A cada experiência em que a saída se dá no mesmo lugar, que é o lugar do aprisionamento, mais refinados nos tornamos espiritualmente.
Quando achamos que a saída é mudar de casamento, de emprego, de cidade, de amigos, de interesses etc., estamos bus­cando outro lugar que seja “claro” para fingirmos para nós mes­mos que ele contém chaves.
Cada vez que esgotamos a capaci­dade de nos iludir que um lugar claro possa conter as chaves de que precisamos, sentimos a necessidade de encontrar tempora­riamente outro refúgio à nossa ilusão.
As chaves dos lugares claros já foram recolhidas há muito tempo.
As que realmente buscamos, as que nos parecem tão difíceis, com certeza, não estão lá.
Enxergar um casamento, um emprego, um amigo ou uma cidade pela escuridão é enxergar aquilo que, mesmo que expe­rimentado em mil casamentos ou empregos pela claridade, não nos fará sair do lugar em que estamos presos. E enxergar pela escuridão significa olhá-los pelo lugar que nos dá medo.
É des­sa escuridão que liberta, mais do que da própria claridade, que se constitui a espiritualidade.
Aprender a buscar os lugares escuros ou até mesmo treinar-­se a querer essa escuridão, é a tarefa árdua e nobre de crescer espiritualmente.

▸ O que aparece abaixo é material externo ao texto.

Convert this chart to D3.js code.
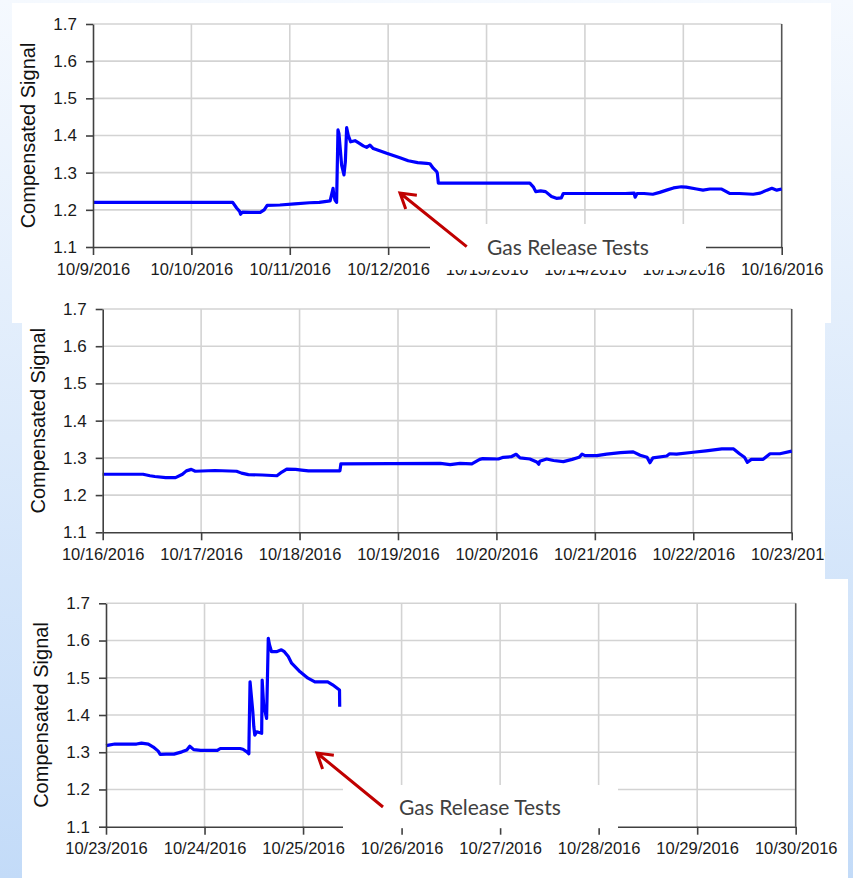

É isso que os ressuscitados que dispunham de meia hora compreenderam.
Vindos das trevas, sem temê-las, a chance da vida os faz buscar a integração do que “enxerga” e do que “não enxerga”. Não querem a “claridade” do apego, mesmo quando este é o carinho de entes queridos. Não querem a “cla­ridade” de esconder de si que são sozinhos, independentes e separados da realidade do outro.
Nesses lugares, que são quaisquer lugares, os mesmos luga­res, há saída.
Basta vê-los de forma diferente; enxergá-los a par­tir do ângulo que nos é obscuro, evitando o vício fatal de acen­der as luzes.
Nas luzes, se dissolvem os monstros, mas com eles também a possibilidade de saídas que farão falta em outros momentos.
Em vez de acender as luzes, a proposta é aproxi­mar-se da escuridão e perceber quando, em meio a ela, a noite se desfaz.
Como David que recepcionava seus monstros com hinos não à luz, mas à luz oculta na noite. Em busca de um mesmo que é diferente.